Según el secretario de Estado, Rex Ti- llerson, nuestro país es ‘uno de los más importantes aliados y socios comerciales’.
Durante los últimos 30 años, el Estado colombiano ha desplegado esfuerzos notables para desnarcotizar los provechosos lazos de amistad, comercio e inversión con Estados Unidos.

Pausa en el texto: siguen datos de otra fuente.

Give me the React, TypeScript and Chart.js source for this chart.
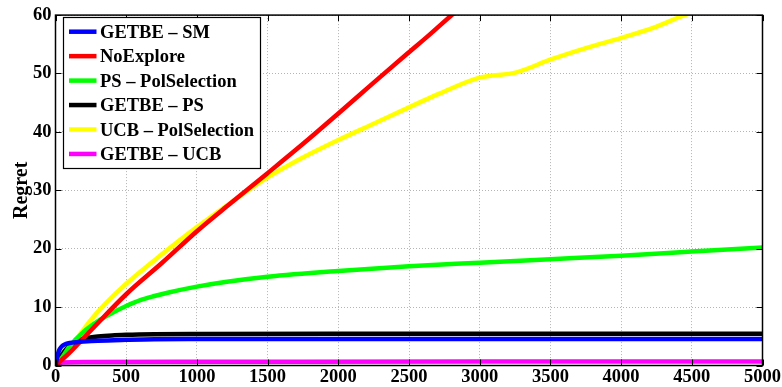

Legos y profanos reconocen que el gobierno del presidente Virgilio Barco sustentó, exitosamente, su tesis de corresponsabilidad en la lucha contra las drogas ilícitas, sobre la base de que la demanda –o sea el consumo– era tan importante como la oferta –es decir– la producción y el tráfico de narcóticos, razón por la cual era necesario que ambas autoridades trabajaran mancomunadamente en busca de su interdicción y erradicación. Este cambio de enfoque revolucionó la guerra contra las drogas ilícitas, precisamente en el momento en que los carteles colombianos dominaban la cadena de distribución en EE. UU., desde la producción de pasta de coca hasta el tráfico y la distribución doméstica de cocaína.
Los ingentes sacrificios nacionales se vieron finalmente recompensados. A nivel económico y comercial, el presidente George Bush promovió en 1991, con el patrocinio bipartidista del Congreso y una vigencia de 10 años, la Ley de Preferencias Arancelarias Andinas (Atpa).
En diciembre del 2001, durante la presidencia de Andrés Pastrana, el gobierno inició una campaña que ambicionaba prorrogar y ampliar esta legislación por parte del Congreso estadounidense, que, a la postre, se tradujo en la Ley de Preferencias Arancelarias Andinas y de Erradicación de Drogas (Atpdea), que otorgaba tratamiento de libre arancel para 6.300 productos de exportación. Las preferencias comerciales se consolidaron posteriormente al amparo de la negociación del TLC con EE. UU., concluida durante la presidencia de Álvaro Uribe, acuerdo internacional que fue puesto en vigencia por el jefe de Estado, Juan Manuel Santos, el 15 de mayo del 2012.
En el terreno político, el presidente Pastrana y el entonces mandatario norteamericano Bill Clinton, lograron la aprobación en el Congreso, en junio del 2000, del Plan Colombia, diseñado para contrarrestar a la guerrilla, combatir las drogas ilícitas y aclimatar la paz en Colombia, con lo cual nos convertimos en el mayor receptor de ayuda norteamericana del hemisferio.
Con la llegada del presidente Donald Trump a la Casa Blanca, la relación con Colombia podría estar, otra vez, centrada en el narcotráfico. Según el secretario de Estado, Rex Tillerson, nuestro país es “uno de los más importantes aliados y socios comerciales”. Sin embargo, se percibe una legítima preocupación por el hecho que, conforme a la DEA, la cocaína procedente de Colombia nuevamente controla el mercado de EE. UU.
La respuesta del gobierno procura ser contundente, habida cuenta de que proyecta incrementar –sin aspersión aérea– el área de erradicación forzada y sustitución voluntaria de hoja de coca, de 17.593 hectáreas ejecutada en el 2016 a 100.000 hectáreas en el 2017, equivalente al 50 por ciento de la superficie cultivada actual. Con sobradas razones, el secretario Tillerson –y la nación entera– esperan que el Estado colombiano cumpla “su compromiso de controlar la producción y el tráfico de drogas”.